• [TASK REQUIREMENTS]
Transcribe all of the material below word for word and leave out its pictures.

• [DATA SECTION]
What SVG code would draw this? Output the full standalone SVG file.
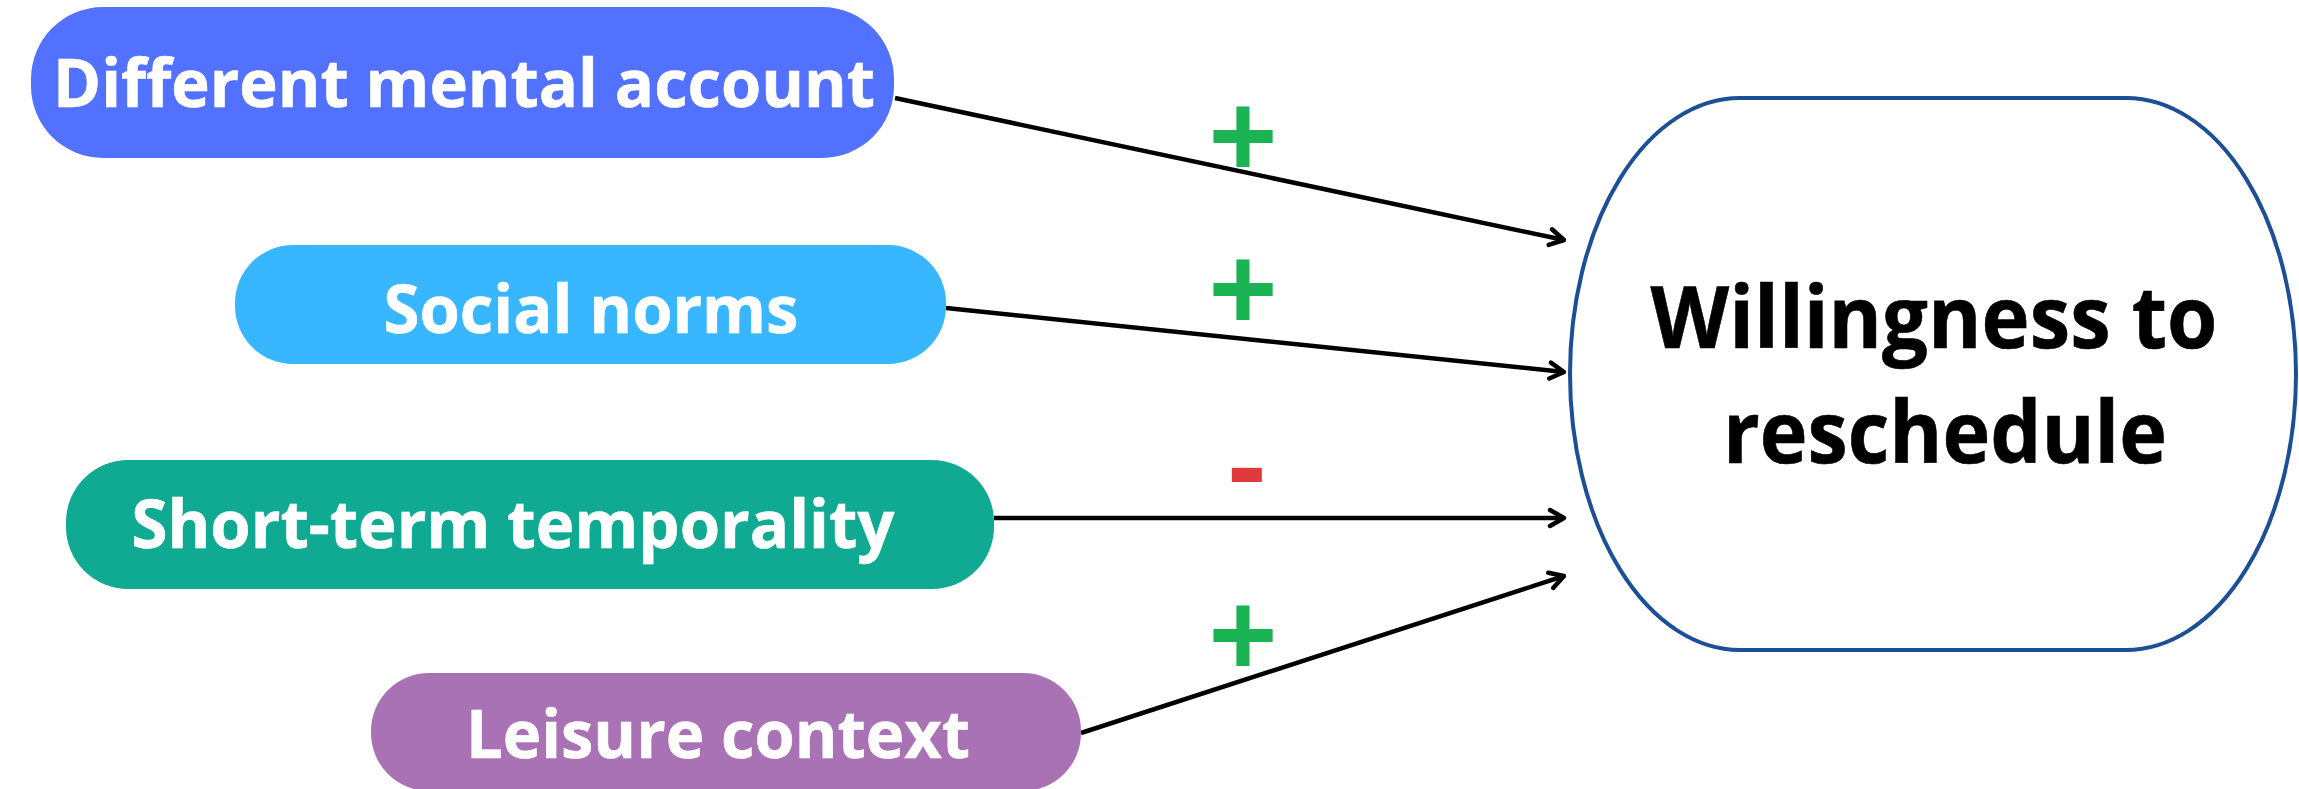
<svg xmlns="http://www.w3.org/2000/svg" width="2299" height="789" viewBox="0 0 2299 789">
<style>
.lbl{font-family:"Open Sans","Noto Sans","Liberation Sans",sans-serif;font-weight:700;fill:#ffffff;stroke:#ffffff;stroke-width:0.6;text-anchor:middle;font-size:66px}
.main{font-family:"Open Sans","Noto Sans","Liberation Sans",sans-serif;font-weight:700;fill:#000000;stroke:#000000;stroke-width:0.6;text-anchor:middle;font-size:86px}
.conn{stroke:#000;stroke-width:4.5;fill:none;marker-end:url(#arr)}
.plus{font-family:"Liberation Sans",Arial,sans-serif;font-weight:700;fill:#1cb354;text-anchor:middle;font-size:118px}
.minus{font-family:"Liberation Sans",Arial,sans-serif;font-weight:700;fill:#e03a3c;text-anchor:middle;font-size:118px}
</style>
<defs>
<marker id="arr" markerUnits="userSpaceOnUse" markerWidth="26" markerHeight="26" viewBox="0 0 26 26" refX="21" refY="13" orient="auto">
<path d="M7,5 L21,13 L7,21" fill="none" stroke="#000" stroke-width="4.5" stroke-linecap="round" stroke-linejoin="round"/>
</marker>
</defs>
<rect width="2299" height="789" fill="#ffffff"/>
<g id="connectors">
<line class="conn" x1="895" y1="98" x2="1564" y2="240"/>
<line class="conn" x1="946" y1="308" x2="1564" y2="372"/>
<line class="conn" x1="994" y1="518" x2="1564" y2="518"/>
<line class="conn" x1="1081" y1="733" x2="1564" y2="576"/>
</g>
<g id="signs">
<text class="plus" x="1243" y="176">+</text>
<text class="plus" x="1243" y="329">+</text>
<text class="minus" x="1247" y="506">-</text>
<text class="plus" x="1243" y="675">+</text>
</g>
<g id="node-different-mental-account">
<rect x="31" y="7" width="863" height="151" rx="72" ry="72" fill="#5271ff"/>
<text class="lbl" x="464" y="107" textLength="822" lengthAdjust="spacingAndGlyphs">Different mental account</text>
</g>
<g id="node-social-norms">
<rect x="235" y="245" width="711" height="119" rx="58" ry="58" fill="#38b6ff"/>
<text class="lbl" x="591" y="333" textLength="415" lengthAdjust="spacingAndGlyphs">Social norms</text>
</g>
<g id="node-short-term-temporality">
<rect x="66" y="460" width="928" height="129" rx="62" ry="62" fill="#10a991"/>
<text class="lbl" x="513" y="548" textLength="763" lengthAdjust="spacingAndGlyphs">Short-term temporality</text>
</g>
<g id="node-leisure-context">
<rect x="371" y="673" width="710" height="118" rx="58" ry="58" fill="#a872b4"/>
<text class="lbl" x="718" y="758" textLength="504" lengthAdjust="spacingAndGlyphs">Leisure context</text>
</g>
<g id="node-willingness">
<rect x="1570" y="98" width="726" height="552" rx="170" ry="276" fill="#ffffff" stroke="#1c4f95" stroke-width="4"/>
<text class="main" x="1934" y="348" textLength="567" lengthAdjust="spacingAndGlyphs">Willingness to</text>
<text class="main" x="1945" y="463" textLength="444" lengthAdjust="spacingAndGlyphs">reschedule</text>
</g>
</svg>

• [SOLUTION FOR THIS PROBLEM]
What SVG code would draw this? Output the full standalone SVG file.
<svg xmlns="http://www.w3.org/2000/svg" width="2299" height="789" viewBox="0 0 2299 789">
<style>
.lbl{font-family:"Open Sans","Noto Sans","Liberation Sans",sans-serif;font-weight:700;fill:#ffffff;stroke:#ffffff;stroke-width:0.6;text-anchor:middle;font-size:66px}
.main{font-family:"Open Sans","Noto Sans","Liberation Sans",sans-serif;font-weight:700;fill:#000000;stroke:#000000;stroke-width:0.6;text-anchor:middle;font-size:86px}
.conn{stroke:#000;stroke-width:4.5;fill:none;marker-end:url(#arr)}
.plus{font-family:"Liberation Sans",Arial,sans-serif;font-weight:700;fill:#1cb354;text-anchor:middle;font-size:118px}
.minus{font-family:"Liberation Sans",Arial,sans-serif;font-weight:700;fill:#e03a3c;text-anchor:middle;font-size:118px}
</style>
<defs>
<marker id="arr" markerUnits="userSpaceOnUse" markerWidth="26" markerHeight="26" viewBox="0 0 26 26" refX="21" refY="13" orient="auto">
<path d="M7,5 L21,13 L7,21" fill="none" stroke="#000" stroke-width="4.5" stroke-linecap="round" stroke-linejoin="round"/>
</marker>
</defs>
<rect width="2299" height="789" fill="#ffffff"/>
<g id="connectors">
<line class="conn" x1="895" y1="98" x2="1564" y2="240"/>
<line class="conn" x1="946" y1="308" x2="1564" y2="372"/>
<line class="conn" x1="994" y1="518" x2="1564" y2="518"/>
<line class="conn" x1="1081" y1="733" x2="1564" y2="576"/>
</g>
<g id="signs">
<text class="plus" x="1243" y="176">+</text>
<text class="plus" x="1243" y="329">+</text>
<text class="minus" x="1247" y="506">-</text>
<text class="plus" x="1243" y="675">+</text>
</g>
<g id="node-different-mental-account">
<rect x="31" y="7" width="863" height="151" rx="72" ry="72" fill="#5271ff"/>
<text class="lbl" x="464" y="107" textLength="822" lengthAdjust="spacingAndGlyphs">Different mental account</text>
</g>
<g id="node-social-norms">
<rect x="235" y="245" width="711" height="119" rx="58" ry="58" fill="#38b6ff"/>
<text class="lbl" x="591" y="333" textLength="415" lengthAdjust="spacingAndGlyphs">Social norms</text>
</g>
<g id="node-short-term-temporality">
<rect x="66" y="460" width="928" height="129" rx="62" ry="62" fill="#10a991"/>
<text class="lbl" x="513" y="548" textLength="763" lengthAdjust="spacingAndGlyphs">Short-term temporality</text>
</g>
<g id="node-leisure-context">
<rect x="371" y="673" width="710" height="118" rx="58" ry="58" fill="#a872b4"/>
<text class="lbl" x="718" y="758" textLength="504" lengthAdjust="spacingAndGlyphs">Leisure context</text>
</g>
<g id="node-willingness">
<rect x="1570" y="98" width="726" height="552" rx="170" ry="276" fill="#ffffff" stroke="#1c4f95" stroke-width="4"/>
<text class="main" x="1934" y="348" textLength="567" lengthAdjust="spacingAndGlyphs">Willingness to</text>
<text class="main" x="1945" y="463" textLength="444" lengthAdjust="spacingAndGlyphs">reschedule</text>
</g>
</svg>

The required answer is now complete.